Sejarah pada dasarnya adalah hal yang terbuka karena pembacaan atas sejarah juga berada pada situasi di mana dapat dicatat sebagai sejarah itu sendiri. Pendekatan-pendekatan menangkap keseharian juga tidak lepas dari cairnya penggunaan medium digital, termasuk bagaimana image adalah hal yang personal, yang membentuk keunikan narasinya sendiri–dan bukan sebaliknya. Empat film dalam program ini sendiri juga ruang terbatas yang berusaha menjangkau keragaman yang berlangsung di dalam sinema Indonesia. Penggunaan berbagai hal sensori menjadi penanda bagaimana cairnya medium digital dalam menggunakan suara yang membentuk image, termasuk penggunaan arsip personal, serta penggunaan medium lain di luar sinema seperti koreografi tubuh yang dimungkinkan dalam sinema digital.

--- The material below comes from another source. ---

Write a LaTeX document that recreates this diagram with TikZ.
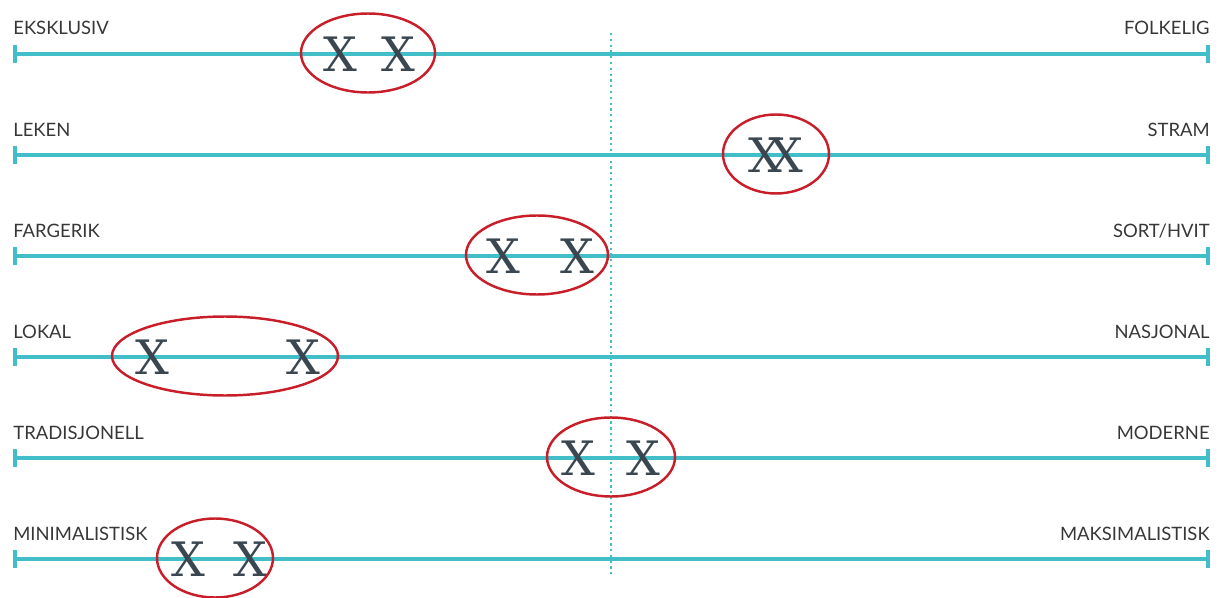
\documentclass[tikz,border=0pt]{standalone}
\usepackage{fontspec}
\setmainfont{DejaVu Serif}
\newfontfamily\labelfont{Lato}
\usetikzlibrary{shapes.geometric, arrows.meta}
\definecolor{ScaleTeal}{RGB}{66, 190, 200}
\definecolor{RingRed}{RGB}{200, 30, 42}
\definecolor{MarkSlate}{RGB}{58, 70, 80}
\definecolor{LabelGray}{RGB}{55, 55, 55}

\begin{document}
\begin{tikzpicture}[x=0.02cm, y=-0.02cm,
    scaleline/.style={ScaleTeal, line width=2pt, {Bar[width=10pt, line width=2pt]}-{Bar[width=10pt, line width=2pt]}},
    endlabel/.style={font=\labelfont\fontsize{10.5}{12}\selectfont, text=LabelGray, inner sep=0pt},
    xmark/.style={font=\fontsize{27}{27}\selectfont, text=MarkSlate, inner sep=0pt},
    ring/.style={ellipse, draw=RingRed, line width=1.4pt, inner sep=0pt}]
    \useasboundingbox (0,0) rectangle (1221,598);

    % Centre line of the scales
    \coordinate (top) at (611,33);
    \coordinate (bot) at (611,578);
    \draw[ScaleTeal, line width=1.3pt, dotted] (top) -- (bot);

    % Six scales, each with a word at either end
    \foreach \y/\lft/\rgt/\n in {54/EKSKLUSIV/FOLKELIG/a, 155/LEKEN/STRAM/b,
        256/FARGERIK/SORT\slash HVIT/c, 357/LOKAL/NASJONAL/d,
        458/TRADISJONELL/MODERNE/e, 559/MINIMALISTISK/MAKSIMALISTISK/f} {
        \coordinate (l\n) at (13,\y);
        \coordinate (r\n) at (1210,\y);
        \draw[scaleline] (l\n) -- (r\n);
        \node[endlabel, anchor=base west] (tl\n) at (13,\y-19) {\lft};
        \node[endlabel, anchor=base east] (tr\n) at (1210,\y-19) {\rgt};
    }

    % The two marks on each scale and the ring round them
    \foreach \n/\y/\cx/\rx/\xa/\xb in {a/54/368/67/340/398, b/155/776/53/765/786,
        c/256/537/71/503/577, d/357/225/113/152/303,
        e/458/611/64/578/643, f/559/215/58/188/250} {
        \node[xmark] (m\n1) at (\xa,\y) {X};
        \node[xmark] (m\n2) at (\xb,\y) {X};
        \node[ring, minimum width=2*\rx*0.02cm, minimum height=1.58cm] (o\n) at (\cx,\y-1) {};
    }
\end{tikzpicture}
\end{document}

Semoga ruang-ruang nonkompetisi justru menjadi penanda penting dalam membaca sejarah perkembangan sinema, serta perlunya pembalikan dan pemutusan paradigma epistemologi, di mana sejarah bukan lagi pada puncak-puncak peristiwa, seperti film pemenang festival, tetapi sebagai sesuatu yang tumbuh, terbuka, dan terus menerus diproduksi.